Give only the number of lines in the data that contain the word "this".

** BEGIN Source data **

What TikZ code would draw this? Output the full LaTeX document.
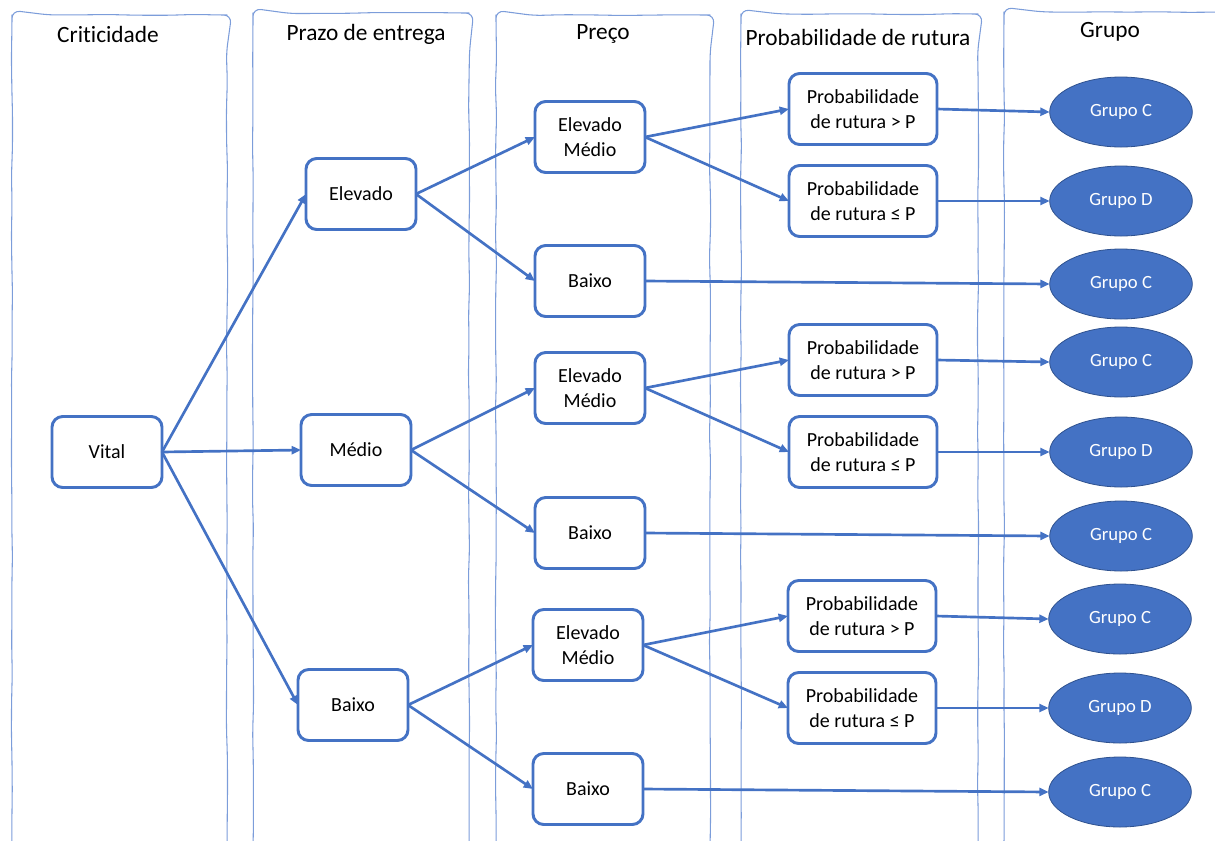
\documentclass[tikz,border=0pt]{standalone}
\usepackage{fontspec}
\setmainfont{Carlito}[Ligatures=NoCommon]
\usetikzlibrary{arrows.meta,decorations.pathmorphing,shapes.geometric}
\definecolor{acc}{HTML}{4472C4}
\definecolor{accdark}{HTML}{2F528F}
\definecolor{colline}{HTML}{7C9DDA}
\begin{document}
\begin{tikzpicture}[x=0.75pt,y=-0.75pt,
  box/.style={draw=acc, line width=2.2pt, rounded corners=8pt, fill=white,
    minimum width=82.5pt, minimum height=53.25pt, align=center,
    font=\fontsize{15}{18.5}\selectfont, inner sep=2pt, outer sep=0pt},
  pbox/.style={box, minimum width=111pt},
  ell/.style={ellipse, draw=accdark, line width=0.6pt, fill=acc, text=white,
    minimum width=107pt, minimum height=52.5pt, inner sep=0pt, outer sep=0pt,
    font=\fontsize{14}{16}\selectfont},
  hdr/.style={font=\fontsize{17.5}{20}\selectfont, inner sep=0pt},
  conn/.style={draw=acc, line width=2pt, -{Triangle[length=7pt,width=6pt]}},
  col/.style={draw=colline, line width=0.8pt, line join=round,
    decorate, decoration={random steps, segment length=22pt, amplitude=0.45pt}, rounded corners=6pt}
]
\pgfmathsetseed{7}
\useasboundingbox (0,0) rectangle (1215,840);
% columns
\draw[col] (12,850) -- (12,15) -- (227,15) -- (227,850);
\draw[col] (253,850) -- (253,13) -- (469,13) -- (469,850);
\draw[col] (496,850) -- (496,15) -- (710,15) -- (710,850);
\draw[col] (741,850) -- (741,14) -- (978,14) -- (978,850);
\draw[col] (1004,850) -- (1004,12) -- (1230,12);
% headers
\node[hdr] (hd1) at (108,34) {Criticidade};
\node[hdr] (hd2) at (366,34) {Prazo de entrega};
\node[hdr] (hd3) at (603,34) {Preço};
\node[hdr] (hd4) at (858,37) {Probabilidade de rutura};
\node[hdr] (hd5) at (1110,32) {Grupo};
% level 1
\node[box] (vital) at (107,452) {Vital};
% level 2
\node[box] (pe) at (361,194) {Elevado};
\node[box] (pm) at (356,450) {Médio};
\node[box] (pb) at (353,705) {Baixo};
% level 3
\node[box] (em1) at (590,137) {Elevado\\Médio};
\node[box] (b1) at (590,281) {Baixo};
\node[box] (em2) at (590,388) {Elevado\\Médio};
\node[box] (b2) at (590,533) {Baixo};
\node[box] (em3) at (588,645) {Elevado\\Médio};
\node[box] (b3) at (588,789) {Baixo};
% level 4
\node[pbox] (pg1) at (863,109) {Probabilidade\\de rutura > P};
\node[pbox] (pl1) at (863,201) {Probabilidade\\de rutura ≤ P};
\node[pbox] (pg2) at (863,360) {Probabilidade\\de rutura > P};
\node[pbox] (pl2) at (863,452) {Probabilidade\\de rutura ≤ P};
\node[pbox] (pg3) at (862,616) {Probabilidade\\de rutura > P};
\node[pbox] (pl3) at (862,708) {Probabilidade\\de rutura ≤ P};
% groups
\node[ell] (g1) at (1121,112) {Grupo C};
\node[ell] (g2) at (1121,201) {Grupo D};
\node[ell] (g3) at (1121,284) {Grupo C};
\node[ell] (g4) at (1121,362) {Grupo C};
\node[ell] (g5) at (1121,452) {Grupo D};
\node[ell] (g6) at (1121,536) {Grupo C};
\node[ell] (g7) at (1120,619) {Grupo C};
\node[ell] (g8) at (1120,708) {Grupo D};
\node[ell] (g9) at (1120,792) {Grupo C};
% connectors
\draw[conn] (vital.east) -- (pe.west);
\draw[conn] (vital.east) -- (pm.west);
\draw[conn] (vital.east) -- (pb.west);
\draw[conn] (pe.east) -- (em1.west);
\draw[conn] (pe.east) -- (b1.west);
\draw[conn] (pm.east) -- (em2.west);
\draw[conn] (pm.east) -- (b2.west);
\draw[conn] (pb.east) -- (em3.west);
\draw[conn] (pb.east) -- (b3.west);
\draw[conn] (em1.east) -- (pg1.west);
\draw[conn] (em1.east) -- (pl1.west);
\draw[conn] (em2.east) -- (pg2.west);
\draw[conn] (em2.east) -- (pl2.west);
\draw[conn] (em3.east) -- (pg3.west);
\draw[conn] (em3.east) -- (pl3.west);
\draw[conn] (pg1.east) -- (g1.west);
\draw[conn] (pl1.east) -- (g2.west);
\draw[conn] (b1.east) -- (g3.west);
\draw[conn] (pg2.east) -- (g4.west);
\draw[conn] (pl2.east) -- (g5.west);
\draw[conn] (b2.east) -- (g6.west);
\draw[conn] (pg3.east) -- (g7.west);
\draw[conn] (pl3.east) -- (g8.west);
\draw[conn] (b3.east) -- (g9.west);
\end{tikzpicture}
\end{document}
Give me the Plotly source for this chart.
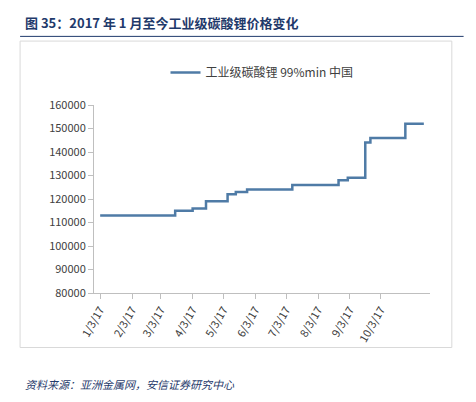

** END Source data **

◆ **Solution to the exercise**:
2